E questo conterà molto anche nelle vertenze di lavoro individuali e non solo in quelle collettive. Più tutele, più chiarezza, più sicurezza per dipendenti e imprenditori.
Ma c’è anche una seconda notizia che vien fuori da questo accordo (e qui le nostre colpe verso le sacre leggi del giornalismo si moltiplicano, ma noi confidiamo sempre nella confessione e nel pentimento, oltre che nella intercessione del nostro Maestro Pier).
La sottoscrizione riguarda, come detto, il terziario, solo il terziario. E quindi? E quindi, si chiedono in molti, com’è che Confindustria, quella che una volta dettava le regole, che imponeva la sua legge su tutti, che si permetteva di stoppare o accelerare le intese generali, quand’anche pure le leggi, com’è che Confindustria non si muove? Ecco: mentre il terziario corre, l’industria s’affanna, s’arrabatta, si dibatte tra dubbi amletici e veti incrociati. L’intesa è quindi un po’ il simbolo di un Paese nel quale le associazioni di categoria e i sindacati di categoria del terziario sperimentano accordi di punta, intese che guardano al domani. Non a caso sono anche queste, le associazioni, datoriali o sindacali, che fanno iscritti, che hanno bilateralità avanzate.
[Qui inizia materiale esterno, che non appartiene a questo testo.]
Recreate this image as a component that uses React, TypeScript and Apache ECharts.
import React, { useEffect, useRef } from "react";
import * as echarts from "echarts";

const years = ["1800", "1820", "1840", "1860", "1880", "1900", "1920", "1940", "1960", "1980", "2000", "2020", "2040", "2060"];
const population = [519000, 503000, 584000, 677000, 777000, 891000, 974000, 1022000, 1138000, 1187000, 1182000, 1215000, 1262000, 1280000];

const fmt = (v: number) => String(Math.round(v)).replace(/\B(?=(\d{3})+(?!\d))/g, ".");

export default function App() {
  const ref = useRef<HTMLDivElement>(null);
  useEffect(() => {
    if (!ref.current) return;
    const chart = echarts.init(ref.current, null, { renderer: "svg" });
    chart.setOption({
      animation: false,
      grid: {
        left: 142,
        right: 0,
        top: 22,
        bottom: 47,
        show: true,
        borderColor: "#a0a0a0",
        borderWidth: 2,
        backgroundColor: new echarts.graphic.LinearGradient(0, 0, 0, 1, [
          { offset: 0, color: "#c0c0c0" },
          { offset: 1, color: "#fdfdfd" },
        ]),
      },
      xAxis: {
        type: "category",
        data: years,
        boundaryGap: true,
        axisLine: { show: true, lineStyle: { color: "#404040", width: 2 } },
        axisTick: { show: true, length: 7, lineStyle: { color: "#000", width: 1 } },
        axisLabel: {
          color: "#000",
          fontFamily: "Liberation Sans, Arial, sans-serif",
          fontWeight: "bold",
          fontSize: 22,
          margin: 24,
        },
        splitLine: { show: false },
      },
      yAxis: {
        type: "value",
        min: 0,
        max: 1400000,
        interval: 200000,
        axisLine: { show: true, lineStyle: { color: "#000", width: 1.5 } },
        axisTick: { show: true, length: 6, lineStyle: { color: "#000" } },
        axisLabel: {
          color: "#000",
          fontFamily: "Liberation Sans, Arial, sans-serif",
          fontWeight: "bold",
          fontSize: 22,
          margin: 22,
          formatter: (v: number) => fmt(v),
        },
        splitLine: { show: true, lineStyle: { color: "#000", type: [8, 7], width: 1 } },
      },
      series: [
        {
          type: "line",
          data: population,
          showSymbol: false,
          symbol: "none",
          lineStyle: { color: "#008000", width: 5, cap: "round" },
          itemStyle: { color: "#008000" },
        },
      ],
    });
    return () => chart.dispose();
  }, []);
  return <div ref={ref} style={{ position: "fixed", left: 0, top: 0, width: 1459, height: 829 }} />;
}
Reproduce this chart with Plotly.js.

Manca l’industria al tavolo delle relazioni industriali, e ciò, a parte il bisticcio di parole, è un fatto: come se il terziario avanzato fosse già oltre Industria 4.0.
Bella prospettiva, ma sta nascendo una nuova economia, specchio di un mondo dinamico, che dice la sua, che detta sempre più regole per tutti: stavolta ha stanato il dumping contrattuale.
Ecco quindi perché il piccolo e selettivo mondo delle relazioni industriali italiane ha guardato con qualche interesse a quella intesa: perché tutti hanno capito che se non si affretta il mondo dell’industria rischia di restare troppo indietro. Tanto indietro da sembrare vecchio.
PS. Contento Pier che non ho dato la notizia proprio alla fine?